#### TASK DESCRIPTION
Print, word for word, every line from the beginning of the listing up to and including the line with "import seaborn as sns". Pictures are to be excluded.

++++++

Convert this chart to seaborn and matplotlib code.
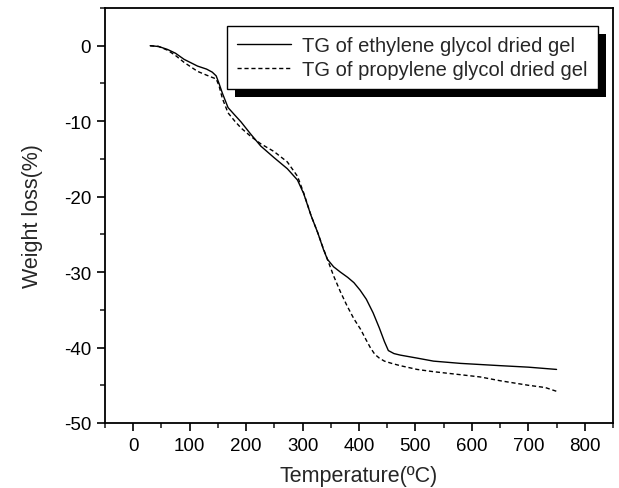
import matplotlib
matplotlib.use("Agg")
import matplotlib.pyplot as plt
from matplotlib.patches import Rectangle
from matplotlib.transforms import IdentityTransform
from matplotlib.ticker import MultipleLocator
import numpy as np
import pandas as pd
import seaborn as sns

# Thermogravimetric curves of the two dried gels
temp_eg = [30, 45, 61, 75, 90, 114, 130, 140, 147, 152, 158, 168, 180, 191, 208,
           226, 249, 273, 291, 302, 315, 327, 337, 344, 355, 367, 380, 391, 402,
           413, 425, 436, 445, 452, 462, 473, 503, 532, 580, 650, 700, 750]
loss_eg = [0, -0.1, -0.5, -1.0, -1.8, -2.7, -3.1, -3.5, -4.0, -5.0, -6.3, -8.2,
           -9.2, -10.1, -11.7, -13.3, -14.8, -16.3, -17.8, -19.6, -22.5, -24.8,
           -27.0, -28.3, -29.3, -30.0, -30.7, -31.4, -32.4, -33.6, -35.4, -37.4,
           -39.2, -40.4, -40.8, -41.0, -41.4, -41.8, -42.1, -42.4, -42.6, -42.9]

temp_pg = [30, 45, 61, 75, 90, 114, 130, 140, 147, 152, 158, 168, 180, 191, 208,
           226, 249, 273, 291, 302, 315, 327, 335, 345, 355, 367, 379, 391, 403,
           412, 420, 428, 436, 445, 458, 473, 503, 532, 580, 615, 650, 700, 730, 750]
loss_pg = [0, -0.1, -0.6, -1.3, -2.2, -3.4, -3.9, -4.2, -4.4, -5.3, -7.0, -8.9,
           -10.0, -10.9, -12.0, -13.0, -14.0, -15.4, -17.3, -19.5, -22.5, -24.8,
           -26.5, -28.5, -30.5, -32.6, -34.5, -36.2, -37.6, -38.9, -40.0, -40.9,
           -41.4, -41.8, -42.1, -42.4, -42.9, -43.2, -43.6, -43.9, -44.4, -45.0,
           -45.3, -45.8]

label_eg = "TG of ethylene glycol dried gel"
label_pg = "TG of propylene glycol dried gel"

df = pd.concat([
    pd.DataFrame({"T": temp_eg, "W": loss_eg, "sample": label_eg}),
    pd.DataFrame({"T": temp_pg, "W": loss_pg, "sample": label_pg}),
], ignore_index=True)

sns.set_theme(style="ticks")
plt.rcParams["font.family"] = ["Liberation Sans", "DejaVu Sans"]
plt.rcParams["axes.unicode_minus"] = False

fig = plt.figure(figsize=(6.19, 4.89), dpi=100)
ax = fig.add_axes([105 / 619, 1 - 424 / 489, (613 - 105) / 619, (424 - 9) / 489])

sns.lineplot(data=df, x="T", y="W", style="sample", sort=False,
             dashes={label_eg: "", label_pg: (3, 2)}, color="black",
             linewidth=1.0, ax=ax, legend=True)

ax.set_xlim(-50, 850)
ax.set_ylim(-50, 5)
ax.xaxis.set_major_locator(MultipleLocator(100))
ax.xaxis.set_minor_locator(MultipleLocator(50))
ax.yaxis.set_major_locator(MultipleLocator(10))
ax.yaxis.set_minor_locator(MultipleLocator(5))
ax.tick_params(which="major", direction="out", length=6, width=1.2,
               labelsize=13.5, colors="black", pad=4)
ax.tick_params(which="minor", direction="out", length=3.5, width=1.2)
for s in ax.spines.values():
    s.set_visible(True)
    s.set_linewidth(1.3)
    s.set_color("black")

ax.set_xlabel("Temperature(ºC)", fontsize=15.5, labelpad=8)
ax.set_ylabel("Weight loss(%)", fontsize=15.5, labelpad=15)

handles, labels = ax.get_legend_handles_labels()
leg = ax.legend(handles, labels, loc="upper right",
                bbox_to_anchor=(598 / 619, 1 - 27 / 489),
                bbox_transform=fig.transFigure, fontsize=14.5,
                frameon=True, fancybox=False, edgecolor="black",
                framealpha=1, handlelength=2.7, handletextpad=0.55,
                borderpad=0.5, labelspacing=0.25, borderaxespad=0)
leg.get_frame().set_linewidth(1.0)

# solid drop shadow behind the legend box
fig.canvas.draw()
bb = leg.get_window_extent()
off = 8
shadow = Rectangle((bb.x0 + off, bb.y0 - off), bb.width, bb.height,
                   transform=IdentityTransform(), facecolor="black",
                   edgecolor="none", zorder=leg.get_zorder() - 0.1)
ax.add_artist(shadow)

fig.savefig("out.png", dpi=100)
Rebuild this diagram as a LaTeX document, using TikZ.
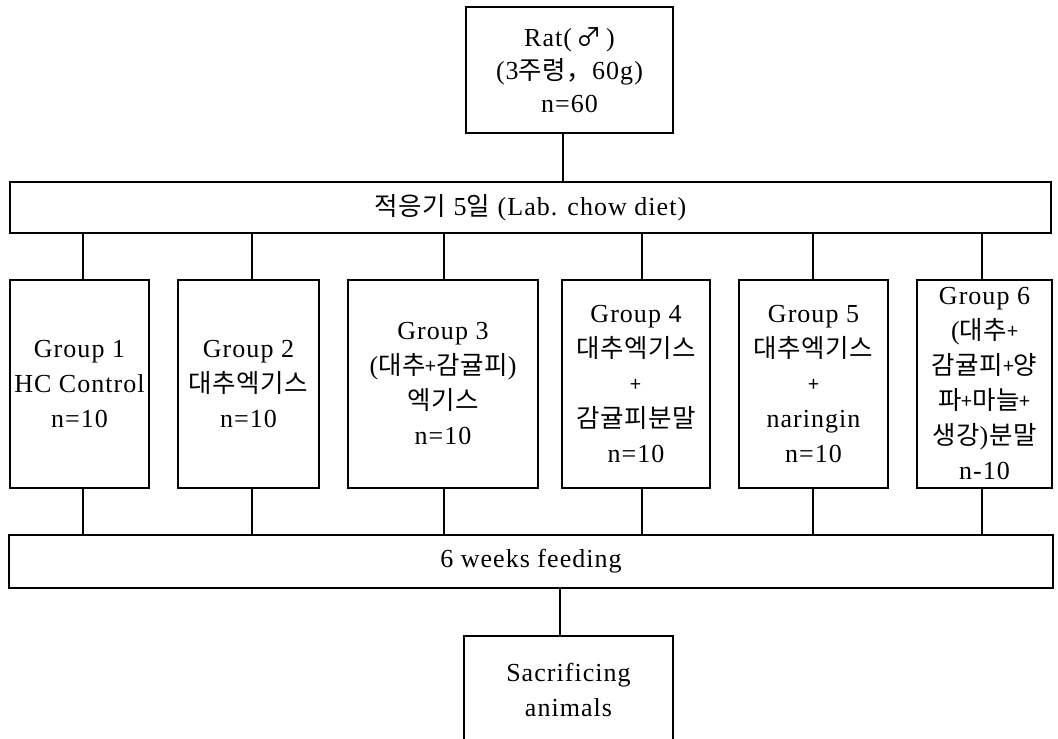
\documentclass[tikz,border=0pt]{standalone}
\usepackage{fontspec}
\setmainfont{Liberation Serif}[LetterSpace=4]
\newfontfamily\kr{Noto Sans CJK KR}[Scale=0.98,LetterSpace=2]
% small plus sign used between Korean words
\newcommand\kp{\raisebox{1pt}{\kr\fontsize{20}{20}\selectfont +}}
\begin{document}
\begin{tikzpicture}[x=1pt,y=-1pt,
  box/.style={draw,line width=1.6pt,inner sep=0pt,align=center,
    font=\fontsize{26}{35}\selectfont},
  wire/.style={line width=1.5pt},
  thickwire/.style={line width=2.4pt}]
\useasboundingbox (0,0) rectangle (1058,739);

% start and acclimatisation
\node[box,minimum width=207pt,minimum height=126pt,
  font=\fontsize{26}{33}\selectfont] (rat) at (569.5,70)
  {Rat(\,{\kr ♂}\,)\\(3{\kr 주령，}60g)\\n=60};
\node[box,minimum width=1041pt,minimum height=51pt] (adapt) at (530.5,207.5)
  {{\kr 적응기} 5{\kr 일} (Lab. chow diet)};

% the six diet groups
\node[box,minimum width=139pt,minimum height=208pt] (g1) at (79.5,384)
  {Group 1\\HC Control\\n=10};
\node[box,minimum width=141pt,minimum height=208pt] (g2) at (248.5,384)
  {Group 2\\{\kr 대추엑기스}\\n=10};
\node[box,minimum width=190pt,minimum height=208pt] (g3) at (443,384)
  {Group 3\\({\kr 대추}\kp{\kr 감귤피})\\{\kr 엑기스}\\n=10};
\node[box,minimum width=148pt,minimum height=208pt] (g4) at (636,384)
  {Group 4\\{\kr 대추엑기스}\\\kp\\{\kr 감귤피분말}\\n=10};
\node[box,minimum width=149pt,minimum height=208pt] (g5) at (813.5,384)
  {Group 5\\{\kr 대추엑기스}\\\kp\\naringin\\n=10};
\node[box,minimum width=135pt,minimum height=208pt] (g6) at (984.5,384)
  {Group 6\\({\kr 대추}\kp\\{\kr 감귤피}\kp{\kr 양}\\{\kr 파}\kp{\kr 마늘}\kp\\{\kr 생강})\kern1pt{\kr 분말}\\n-10};

% feeding period and end point
\node[box,minimum width=1044pt,minimum height=53pt] (feed) at (531,561.5)
  {6 weeks feeding};
\node[box,minimum width=209pt,minimum height=108pt] (sac) at (568.5,690)
  {Sacrificing\\animals};

% connectors
\draw[wire] ([xshift=-6.5pt]rat.south) -- ([xshift=-6.5pt]rat.south |- adapt.north);
\foreach \g/\s in {g1/3.5,g2/3.5,g3/1,g4/6,g5/-0.5,g6/-2.5}{
  \draw[wire] ([xshift=\s pt]\g.north) -- ([xshift=\s pt]\g.north |- adapt.south);
  \draw[wire] ([xshift=\s pt]\g.south) -- ([xshift=\s pt]\g.south |- feed.north);
}
\draw[thickwire] ([xshift=-8.5pt]sac.north) -- ([xshift=-8.5pt]sac.north |- feed.south);
\end{tikzpicture}
\end{document}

++++++

#### OUTPUT OF THE EXERCISE
Convert this chart to seaborn and matplotlib code.
import matplotlib
matplotlib.use("Agg")
import matplotlib.pyplot as plt
from matplotlib.patches import Rectangle
from matplotlib.transforms import IdentityTransform
from matplotlib.ticker import MultipleLocator
import numpy as np
import pandas as pd
import seaborn as sns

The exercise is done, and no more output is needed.